◆ **STATED TASK**: Quote the listing below in full and exactly as written, but omit every picture.

◆ **SUPPLIED MATERIAL**:
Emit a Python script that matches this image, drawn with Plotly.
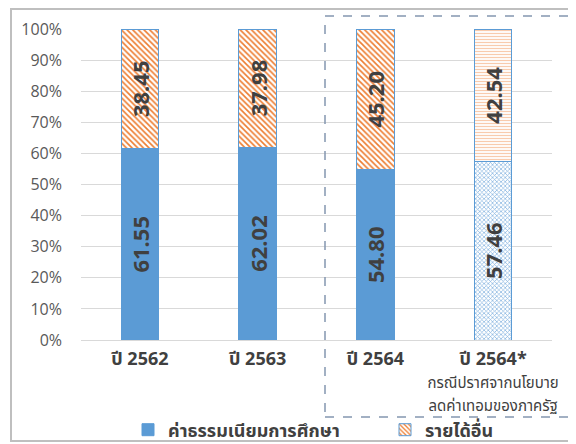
import plotly.graph_objects as go

categories = ["ปี 2562", "ปี 2563", "ปี 2564", "ปี 2564*"]
tuition = [61.55, 62.02, 54.80, 57.46]
other_income = [38.45, 37.98, 45.20, 42.54]
y_ticks = [0, 10, 20, 30, 40, 50, 60, 70, 80, 90, 100]
note_lines = ["กรณีปราศจากนโยบาย", "ลดค่าเทอมของภาครัฐ"]

THAI = "Noto Sans Thai, Tahoma, Leelawadee UI, Noto Sans, sans-serif"
NUM = "Open Sans, DejaVu Sans, sans-serif"
BLUE = "#5B9BD5"
ORANGE = "#ED7D31"
TXT = "#404040"

# page body has an 8px margin: work in window pixels and shift
OFF = 8
W, H = 576 - OFF, 444 - OFF
L, R, T, B = 81 - OFF, 552 - OFF, 29 - OFF, 340 - OFF
def px(x):
    return (x - OFF - L) / (R - L)
def py(y):
    return (B - (y - OFF)) / (B - T)

textfont = dict(family=NUM, size=22, color=TXT, weight="bold")
fig = go.Figure()
fig.add_trace(go.Bar(
    x=categories[:3], y=tuition[:3], name="ค่าธรรมเนียมการศึกษา", legend="legend",
    marker=dict(color=BLUE, line=dict(color=BLUE, width=1)),
    text=[f"{v:.2f}" for v in tuition[:3]], textposition="inside", textangle=-90,
    insidetextanchor="middle", constraintext="none", textfont=textfont, hoverinfo="skip",
))
fig.add_trace(go.Bar(
    x=categories[:3], y=other_income[:3], name="รายได้อื่น", legend="legend2",
    marker=dict(color="white", line=dict(color=BLUE, width=1),
                pattern=dict(shape="\\", fgcolor=ORANGE, bgcolor="white",
                             size=4, solidity=0.4, fillmode="replace")),
    text=[f"{v:.2f}" for v in other_income[:3]], textposition="inside", textangle=-90,
    insidetextanchor="middle", constraintext="none", textfont=textfont, hoverinfo="skip",
))
fig.add_trace(go.Bar(
    x=categories[3:], y=tuition[3:], name="ค่าธรรมเนียมการศึกษา", showlegend=False,
    marker=dict(color="white", line=dict(color=BLUE, width=1),
                pattern=dict(shape="x", fgcolor="#7FB0DE", bgcolor="white",
                             size=3, solidity=0.4, fillmode="replace")),
    text=[f"{v:.2f}" for v in tuition[3:]], textposition="inside", textangle=-90,
    insidetextanchor="middle", constraintext="none", textfont=textfont, hoverinfo="skip",
))
fig.add_trace(go.Bar(
    x=categories[3:], y=other_income[3:], name="รายได้อื่น", showlegend=False,
    marker=dict(color="white", line=dict(color=BLUE, width=1),
                pattern=dict(shape="-", fgcolor="#F8CBAD", bgcolor="white",
                             size=3, solidity=0.4, fillmode="replace")),
    text=[f"{v:.2f}" for v in other_income[3:]], textposition="inside", textangle=-90,
    insidetextanchor="middle", constraintext="none", textfont=textfont, hoverinfo="skip",
))

# tick labels: last one carries the two-line note beneath it
note_html = "".join(
    f"<br><span style='font-size:15px;font-weight:normal'>{ln}</span>" for ln in note_lines)
tick_text = categories[:3] + [categories[3] + note_html]

legfont = dict(family=THAI, size=18, color=TXT, weight="bold")
fig.update_layout(
    width=W, height=H,
    margin=dict(l=L, r=W - R, t=T, b=H - B, autoexpand=False),
    barmode="stack", bargap=0.68,
    plot_bgcolor="white", paper_bgcolor="white",
    font=dict(family=THAI, color=TXT),
    showlegend=True,
    legend=dict(orientation="h", x=px(128), xanchor="left", y=py(430), yanchor="middle",
                font=legfont, bgcolor="rgba(0,0,0,0)"),
    legend2=dict(orientation="h", x=px(385), xanchor="left", y=py(430), yanchor="middle",
                 font=legfont, bgcolor="rgba(0,0,0,0)"),
    xaxis=dict(showgrid=False, showline=True, linecolor="#d9d9d9", linewidth=1,
               categoryorder="array", categoryarray=categories,
               tickmode="array", tickvals=categories, ticktext=tick_text,
               tickfont=dict(family=THAI, size=18, color=TXT, weight="bold"),
               ticks="", ticklabelstandoff=2),
    yaxis=dict(range=[0, 100], tickvals=y_ticks, ticktext=[f"{v}%" for v in y_ticks],
               showgrid=True, gridcolor="#d9d9d9", gridwidth=1, zeroline=False,
               tickfont=dict(family=NUM, size=16, color="#595959"),
               ticks="", ticklabelstandoff=18),
)

shapes = [
    # outer frame
    dict(type="rect", xref="paper", yref="paper", x0=px(11), x1=px(590), y0=py(441), y1=py(9),
         line=dict(color="#bfbfbf", width=2), fillcolor="rgba(0,0,0,0)", layer="above"),
    # dashed box
    dict(type="rect", xref="paper", yref="paper", x0=px(325), x1=px(570), y0=py(417), y1=py(16),
         line=dict(color="#8497B0", width=1.5, dash="dash"), fillcolor="rgba(0,0,0,0)"),
]
fig.update_layout(shapes=shapes)

fig.write_html("out.html")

◆ **CORRECT ANSWER**:
Emit a Python script that matches this image, drawn with Plotly.
import plotly.graph_objects as go

categories = ["ปี 2562", "ปี 2563", "ปี 2564", "ปี 2564*"]
tuition = [61.55, 62.02, 54.80, 57.46]
other_income = [38.45, 37.98, 45.20, 42.54]
y_ticks = [0, 10, 20, 30, 40, 50, 60, 70, 80, 90, 100]
note_lines = ["กรณีปราศจากนโยบาย", "ลดค่าเทอมของภาครัฐ"]

THAI = "Noto Sans Thai, Tahoma, Leelawadee UI, Noto Sans, sans-serif"
NUM = "Open Sans, DejaVu Sans, sans-serif"
BLUE = "#5B9BD5"
ORANGE = "#ED7D31"
TXT = "#404040"

# page body has an 8px margin: work in window pixels and shift
OFF = 8
W, H = 576 - OFF, 444 - OFF
L, R, T, B = 81 - OFF, 552 - OFF, 29 - OFF, 340 - OFF
def px(x):
    return (x - OFF - L) / (R - L)
def py(y):
    return (B - (y - OFF)) / (B - T)

textfont = dict(family=NUM, size=22, color=TXT, weight="bold")
fig = go.Figure()
fig.add_trace(go.Bar(
    x=categories[:3], y=tuition[:3], name="ค่าธรรมเนียมการศึกษา", legend="legend",
    marker=dict(color=BLUE, line=dict(color=BLUE, width=1)),
    text=[f"{v:.2f}" for v in tuition[:3]], textposition="inside", textangle=-90,
    insidetextanchor="middle", constraintext="none", textfont=textfont, hoverinfo="skip",
))
fig.add_trace(go.Bar(
    x=categories[:3], y=other_income[:3], name="รายได้อื่น", legend="legend2",
    marker=dict(color="white", line=dict(color=BLUE, width=1),
                pattern=dict(shape="\\", fgcolor=ORANGE, bgcolor="white",
                             size=4, solidity=0.4, fillmode="replace")),
    text=[f"{v:.2f}" for v in other_income[:3]], textposition="inside", textangle=-90,
    insidetextanchor="middle", constraintext="none", textfont=textfont, hoverinfo="skip",
))
fig.add_trace(go.Bar(
    x=categories[3:], y=tuition[3:], name="ค่าธรรมเนียมการศึกษา", showlegend=False,
    marker=dict(color="white", line=dict(color=BLUE, width=1),
                pattern=dict(shape="x", fgcolor="#7FB0DE", bgcolor="white",
                             size=3, solidity=0.4, fillmode="replace")),
    text=[f"{v:.2f}" for v in tuition[3:]], textposition="inside", textangle=-90,
    insidetextanchor="middle", constraintext="none", textfont=textfont, hoverinfo="skip",
))
fig.add_trace(go.Bar(
    x=categories[3:], y=other_income[3:], name="รายได้อื่น", showlegend=False,
    marker=dict(color="white", line=dict(color=BLUE, width=1),
                pattern=dict(shape="-", fgcolor="#F8CBAD", bgcolor="white",
                             size=3, solidity=0.4, fillmode="replace")),
    text=[f"{v:.2f}" for v in other_income[3:]], textposition="inside", textangle=-90,
    insidetextanchor="middle", constraintext="none", textfont=textfont, hoverinfo="skip",
))

# tick labels: last one carries the two-line note beneath it
note_html = "".join(
    f"<br><span style='font-size:15px;font-weight:normal'>{ln}</span>" for ln in note_lines)
tick_text = categories[:3] + [categories[3] + note_html]

legfont = dict(family=THAI, size=18, color=TXT, weight="bold")
fig.update_layout(
    width=W, height=H,
    margin=dict(l=L, r=W - R, t=T, b=H - B, autoexpand=False),
    barmode="stack", bargap=0.68,
    plot_bgcolor="white", paper_bgcolor="white",
    font=dict(family=THAI, color=TXT),
    showlegend=True,
    legend=dict(orientation="h", x=px(128), xanchor="left", y=py(430), yanchor="middle",
                font=legfont, bgcolor="rgba(0,0,0,0)"),
    legend2=dict(orientation="h", x=px(385), xanchor="left", y=py(430), yanchor="middle",
                 font=legfont, bgcolor="rgba(0,0,0,0)"),
    xaxis=dict(showgrid=False, showline=True, linecolor="#d9d9d9", linewidth=1,
               categoryorder="array", categoryarray=categories,
               tickmode="array", tickvals=categories, ticktext=tick_text,
               tickfont=dict(family=THAI, size=18, color=TXT, weight="bold"),
               ticks="", ticklabelstandoff=2),
    yaxis=dict(range=[0, 100], tickvals=y_ticks, ticktext=[f"{v}%" for v in y_ticks],
               showgrid=True, gridcolor="#d9d9d9", gridwidth=1, zeroline=False,
               tickfont=dict(family=NUM, size=16, color="#595959"),
               ticks="", ticklabelstandoff=18),
)

shapes = [
    # outer frame
    dict(type="rect", xref="paper", yref="paper", x0=px(11), x1=px(590), y0=py(441), y1=py(9),
         line=dict(color="#bfbfbf", width=2), fillcolor="rgba(0,0,0,0)", layer="above"),
    # dashed box
    dict(type="rect", xref="paper", yref="paper", x0=px(325), x1=px(570), y0=py(417), y1=py(16),
         line=dict(color="#8497B0", width=1.5, dash="dash"), fillcolor="rgba(0,0,0,0)"),
]
fig.update_layout(shapes=shapes)

fig.write_html("out.html")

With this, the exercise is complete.